Killer makes rare request for death by firing squad

Killer makes rare request for death by firing squad

A convicted killer who is fighting his possible execution has requested death by firing squad rather than a lethal injection.
Zane Michael Floyd’s lawyers said he does not want to die, but that the rare firing squad method would be more appropriate should it come to that.

‘This is not a delaying tactic’, Brad Levenson, a federal public defender representing Floyd, said on Monday.

‘Execution by firing squad… causes a faster and less painful death than lethal injection’, Floyd’s lawyers wrote in a court filing on Friday.
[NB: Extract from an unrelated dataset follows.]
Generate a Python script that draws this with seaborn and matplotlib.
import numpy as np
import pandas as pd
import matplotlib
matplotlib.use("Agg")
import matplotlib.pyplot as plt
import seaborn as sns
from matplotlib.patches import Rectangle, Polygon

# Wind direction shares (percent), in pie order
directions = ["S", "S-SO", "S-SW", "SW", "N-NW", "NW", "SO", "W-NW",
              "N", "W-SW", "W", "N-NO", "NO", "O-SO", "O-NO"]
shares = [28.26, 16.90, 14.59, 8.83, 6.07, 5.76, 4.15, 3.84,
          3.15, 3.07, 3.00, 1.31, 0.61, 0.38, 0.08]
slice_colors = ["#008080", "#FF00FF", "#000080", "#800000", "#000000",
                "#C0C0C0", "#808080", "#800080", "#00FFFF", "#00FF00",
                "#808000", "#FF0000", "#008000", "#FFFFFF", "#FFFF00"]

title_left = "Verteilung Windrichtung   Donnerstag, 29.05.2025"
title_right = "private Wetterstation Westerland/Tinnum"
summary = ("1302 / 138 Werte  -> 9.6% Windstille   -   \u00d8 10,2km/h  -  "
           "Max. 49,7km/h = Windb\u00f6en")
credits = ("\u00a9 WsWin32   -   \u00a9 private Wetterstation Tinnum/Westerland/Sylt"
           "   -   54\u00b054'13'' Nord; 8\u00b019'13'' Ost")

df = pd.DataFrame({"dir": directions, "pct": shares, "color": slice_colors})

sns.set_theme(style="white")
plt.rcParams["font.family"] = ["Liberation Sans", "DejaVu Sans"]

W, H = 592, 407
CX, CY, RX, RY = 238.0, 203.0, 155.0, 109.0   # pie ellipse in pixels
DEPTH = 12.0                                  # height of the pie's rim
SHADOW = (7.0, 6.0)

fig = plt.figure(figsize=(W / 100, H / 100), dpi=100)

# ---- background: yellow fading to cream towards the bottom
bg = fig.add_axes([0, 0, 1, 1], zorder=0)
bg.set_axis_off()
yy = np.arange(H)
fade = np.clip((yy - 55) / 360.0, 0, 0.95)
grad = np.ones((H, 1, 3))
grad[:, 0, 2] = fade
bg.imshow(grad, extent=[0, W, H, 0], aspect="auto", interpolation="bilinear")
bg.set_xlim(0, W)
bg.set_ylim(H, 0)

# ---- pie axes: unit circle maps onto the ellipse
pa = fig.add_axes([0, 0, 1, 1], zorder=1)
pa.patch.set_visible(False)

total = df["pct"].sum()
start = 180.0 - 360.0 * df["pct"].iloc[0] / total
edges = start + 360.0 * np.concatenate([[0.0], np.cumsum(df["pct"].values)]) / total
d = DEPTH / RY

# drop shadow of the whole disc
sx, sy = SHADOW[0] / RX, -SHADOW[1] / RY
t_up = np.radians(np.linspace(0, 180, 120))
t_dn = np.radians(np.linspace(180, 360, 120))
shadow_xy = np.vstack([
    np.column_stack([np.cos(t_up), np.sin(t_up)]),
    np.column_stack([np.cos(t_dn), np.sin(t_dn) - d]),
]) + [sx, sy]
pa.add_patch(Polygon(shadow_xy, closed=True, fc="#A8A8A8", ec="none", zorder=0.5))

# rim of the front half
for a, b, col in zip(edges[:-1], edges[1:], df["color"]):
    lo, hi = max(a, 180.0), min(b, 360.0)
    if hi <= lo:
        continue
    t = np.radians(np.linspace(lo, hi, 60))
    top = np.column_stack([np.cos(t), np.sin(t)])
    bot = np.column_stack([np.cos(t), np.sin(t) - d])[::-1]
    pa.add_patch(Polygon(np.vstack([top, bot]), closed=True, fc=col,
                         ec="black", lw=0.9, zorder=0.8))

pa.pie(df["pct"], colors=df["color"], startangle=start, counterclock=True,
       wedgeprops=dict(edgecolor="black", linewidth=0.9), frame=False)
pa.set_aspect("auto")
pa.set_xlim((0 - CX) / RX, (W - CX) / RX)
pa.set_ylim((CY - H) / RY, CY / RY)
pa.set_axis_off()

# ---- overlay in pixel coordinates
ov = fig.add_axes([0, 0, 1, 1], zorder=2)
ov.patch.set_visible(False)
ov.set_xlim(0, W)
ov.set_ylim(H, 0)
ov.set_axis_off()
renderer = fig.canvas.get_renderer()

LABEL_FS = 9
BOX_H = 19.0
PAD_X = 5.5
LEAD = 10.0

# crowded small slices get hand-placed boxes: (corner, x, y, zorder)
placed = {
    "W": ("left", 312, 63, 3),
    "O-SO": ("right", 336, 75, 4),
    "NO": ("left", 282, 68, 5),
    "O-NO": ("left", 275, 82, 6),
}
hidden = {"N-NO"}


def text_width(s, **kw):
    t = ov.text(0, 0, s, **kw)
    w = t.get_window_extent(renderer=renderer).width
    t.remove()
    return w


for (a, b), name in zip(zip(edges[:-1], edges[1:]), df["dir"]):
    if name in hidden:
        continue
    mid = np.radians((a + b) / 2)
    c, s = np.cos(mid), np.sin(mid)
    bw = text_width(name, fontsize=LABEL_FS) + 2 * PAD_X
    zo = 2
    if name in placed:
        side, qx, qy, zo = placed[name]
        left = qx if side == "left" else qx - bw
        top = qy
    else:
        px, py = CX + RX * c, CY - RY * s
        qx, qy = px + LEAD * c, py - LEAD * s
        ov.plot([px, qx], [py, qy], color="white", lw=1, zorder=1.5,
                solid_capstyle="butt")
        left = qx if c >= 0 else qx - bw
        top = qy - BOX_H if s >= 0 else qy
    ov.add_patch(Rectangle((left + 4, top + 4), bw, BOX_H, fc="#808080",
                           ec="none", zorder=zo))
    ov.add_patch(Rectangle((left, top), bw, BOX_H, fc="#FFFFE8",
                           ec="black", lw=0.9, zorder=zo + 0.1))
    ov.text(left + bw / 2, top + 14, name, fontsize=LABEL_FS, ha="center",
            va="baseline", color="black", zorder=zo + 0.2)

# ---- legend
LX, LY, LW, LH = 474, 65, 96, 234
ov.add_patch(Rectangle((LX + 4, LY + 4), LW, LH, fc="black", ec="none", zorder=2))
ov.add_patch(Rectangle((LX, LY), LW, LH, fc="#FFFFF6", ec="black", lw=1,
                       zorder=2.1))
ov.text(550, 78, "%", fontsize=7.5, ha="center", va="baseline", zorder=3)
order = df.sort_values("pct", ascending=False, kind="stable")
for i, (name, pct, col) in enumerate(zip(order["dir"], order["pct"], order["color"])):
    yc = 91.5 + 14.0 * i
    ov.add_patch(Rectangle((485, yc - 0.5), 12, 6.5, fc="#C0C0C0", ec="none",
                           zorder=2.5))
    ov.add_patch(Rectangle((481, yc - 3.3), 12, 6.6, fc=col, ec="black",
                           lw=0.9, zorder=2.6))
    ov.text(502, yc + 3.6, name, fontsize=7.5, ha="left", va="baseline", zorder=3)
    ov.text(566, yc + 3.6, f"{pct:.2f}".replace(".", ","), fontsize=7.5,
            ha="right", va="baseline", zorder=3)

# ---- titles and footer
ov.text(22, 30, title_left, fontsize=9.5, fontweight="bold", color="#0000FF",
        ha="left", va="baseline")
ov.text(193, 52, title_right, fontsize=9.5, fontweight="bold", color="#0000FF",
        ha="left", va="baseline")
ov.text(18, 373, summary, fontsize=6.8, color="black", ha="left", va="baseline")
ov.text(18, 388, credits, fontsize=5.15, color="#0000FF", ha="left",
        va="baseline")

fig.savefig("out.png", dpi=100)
Levenson said that gunshots to the brain stem are ‘the most humane way’ to carry out an execution. Floyd’s attorneys say that Nevada’s three-drug injection would be cruel and unusual punishment, as well as violate his constitutional rights.
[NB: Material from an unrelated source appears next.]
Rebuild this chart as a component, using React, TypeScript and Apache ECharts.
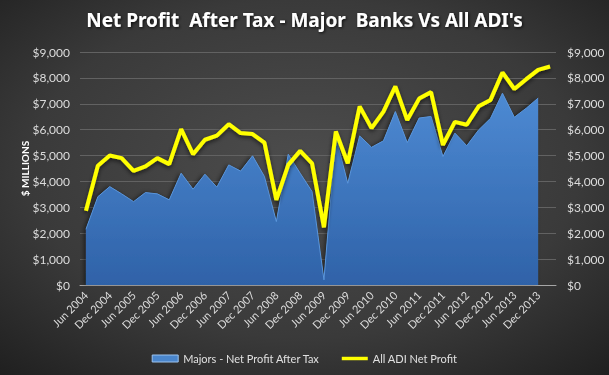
import React, { useEffect, useRef } from "react";
import * as echarts from "echarts";

const categories: string[] = [
  "Jun 2004", "Sep 2004", "Dec 2004", "Mar 2005", "Jun 2005", "Sep 2005", "Dec 2005", "Mar 2006",
  "Jun 2006", "Sep 2006", "Dec 2006", "Mar 2007", "Jun 2007", "Sep 2007", "Dec 2007", "Mar 2008",
  "Jun 2008", "Sep 2008", "Dec 2008", "Mar 2009", "Jun 2009", "Sep 2009", "Dec 2009", "Mar 2010",
  "Jun 2010", "Sep 2010", "Dec 2010", "Mar 2011", "Jun 2011", "Sep 2011", "Dec 2011", "Mar 2012",
  "Jun 2012", "Sep 2012", "Dec 2012", "Mar 2013", "Jun 2013", "Sep 2013", "Dec 2013", "Mar 2014",
];

const majorsProfit: (number | null)[] = [
  2150, 3410, 3800, 3520, 3220, 3570, 3520, 3290, 4320, 3700, 4280, 3780, 4640, 4400, 4990, 4190,
  2450, 5050, 4320, 3610, 200, 5730, 3930, 5760, 5320, 5570, 6700, 5500, 6450, 6510, 4960, 5870,
  5380, 5990, 6440, 7410, 6480, 6830, 7220, null,
];

const adiProfit: number[] = [
  2870, 4610, 5000, 4900, 4410, 4580, 4900, 4670, 6020, 5050, 5610, 5770, 6210, 5870, 5830, 5500,
  3290, 4640, 5180, 4700, 2230, 5930, 4700, 6900, 6060, 6700, 7670, 6370, 7200, 7450, 5410, 6300,
  6190, 6900, 7150, 8210, 7570, 7950, 8310, 8440,
];

const seriesNames = ["Majors - Net Profit After Tax", "All ADI Net Profit"];
const titleText = "Net Profit  After Tax - Major  Banks Vs All ADI's";
const yAxisName = "$ MILLIONS";

const FONT = "Lato, 'Noto Sans', sans-serif";
const fmt = (v: number) => "$" + v.toLocaleString("en-US");

export default function App() {
  const ref = useRef<HTMLDivElement>(null);
  useEffect(() => {
    if (!ref.current) return;
    const chart = echarts.init(ref.current, null, { renderer: "svg" });
    const labelStyle = { color: "#dcdcdc", fontFamily: FONT, fontSize: 12 };
    chart.setOption({
      animation: false,
      backgroundColor: {
        type: "radial",
        x: 0.5,
        y: 0.45,
        r: 0.75,
        colorStops: [
          { offset: 0, color: "#4d4d4d" },
          { offset: 0.6, color: "#3a3a3a" },
          { offset: 1, color: "#1f1f1f" },
        ],
      },
      title: {
        text: titleText,
        left: "center",
        top: 5,
        textStyle: {
          color: "#ffffff",
          fontFamily: "'Noto Sans', sans-serif",
          fontWeight: "bold",
          fontSize: 19,
          textShadowColor: "rgba(0,0,0,0.8)",
          textShadowBlur: 3,
          textShadowOffsetX: 1,
          textShadowOffsetY: 1,
        },
      },
      grid: { left: 80, right: 53, top: 52, bottom: 90 },
      legend: {
        top: 348,
        left: "center",
        itemGap: 22,
        itemWidth: 26,
        itemHeight: 7,
        textStyle: { color: "#e0e0e0", fontFamily: FONT, fontSize: 11 },
        data: [
          {
            name: seriesNames[0],
            icon: "rect",
            itemStyle: { color: "#4a86cc", borderColor: "#9cc3ee", borderWidth: 1 },
          },
          {
            name: seriesNames[1],
            icon: "path://M0,0H30V4H0Z",
            itemStyle: { color: "#ffff00" },
          },
        ],
      },
      xAxis: {
        type: "category",
        data: categories,
        boundaryGap: true,
        axisLine: { lineStyle: { color: "#a6a6a6" } },
        axisTick: { interval: 0, length: 5, lineStyle: { color: "#a6a6a6" } },
        axisLabel: { ...labelStyle, fontSize: 11, rotate: 45, interval: 1, margin: 8 },
        splitLine: { show: false },
      },
      yAxis: [
        {
          type: "value",
          min: 0,
          max: 9000,
          interval: 1000,
          name: yAxisName,
          nameLocation: "middle",
          nameGap: 50,
          nameRotate: 90,
          nameMoveOverlap: false,
          nameTextStyle: { color: "#ffffff", fontFamily: FONT, fontWeight: "bold", fontSize: 10 },
          axisLine: { show: false },
          axisTick: { show: false },
          axisLabel: { ...labelStyle, formatter: fmt, margin: 10 },
          splitLine: { lineStyle: { color: "#626262", width: 1 } },
        },
        {
          type: "value",
          min: 0,
          max: 9000,
          interval: 1000,
          position: "right",
          axisLine: { show: false },
          axisTick: { show: false },
          axisLabel: { ...labelStyle, formatter: fmt, margin: 11 },
          splitLine: { show: false },
        },
      ],
      series: [
        {
          name: seriesNames[0],
          type: "line",
          data: majorsProfit,
          symbol: "none",
          showSymbol: false,
          connectNulls: false,
          lineStyle: { width: 1, color: "#5a96dc" },
          itemStyle: { color: "#4a86cc" },
          areaStyle: {
            opacity: 1,
            color: new echarts.graphic.LinearGradient(0, 0, 0, 1, [
              { offset: 0, color: "#4d8ad3" },
              { offset: 1, color: "#2f62a8" },
            ]),
            shadowColor: "rgba(0,0,0,0.5)",
            shadowBlur: 4,
            shadowOffsetX: -2,
          },
          z: 2,
        },
        {
          name: seriesNames[1],
          type: "line",
          data: adiProfit,
          symbol: "none",
          showSymbol: false,
          lineStyle: {
            width: 4,
            color: "#ffff00",
            shadowColor: "rgba(0,0,0,0.6)",
            shadowBlur: 4,
            shadowOffsetY: 2,
          },
          itemStyle: { color: "#ffff00" },
          z: 3,
        },
      ],
    });
    return () => chart.dispose();
  }, []);
  return (
    <div
      ref={ref}
      style={{ position: "fixed", left: 0, top: 0, width: 609, height: 375 }}
    />
  );
}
The three drugs used in the process are the painkiller fentanyl; a sedative, diazepam; and a paralytic, cisatracurium. Nevada no longer allows firing squads for capital punishment sentences. The state law calls for lethal injection.

Challenging the execution protocol requires the defense team offer an alternate method of execution.

Floyd, 35, was convicted in 2000 of fatally shooting four people and seriously injuring a fifth victim at a supermarket in Las Vegas, Nevada, in 1999.

His lawyers have asked a Las Vegas federal judge to stop his execution, possibly in June, until prison officials ‘devise a new procedure or procedures to carry out a lawful’ means of putting him to death.

Floyd would be the first person to be executed in Nevada in 15 years. In 2006, Daryl Mack asked to be executed after he was convicted of raping and murdering a woman in Reno in 1988.

Mississippi, Oklahoma and Utah are the only three US states that permit a firing squad for capital punishment.

An execution by gunfire was last done in Utah in 2010.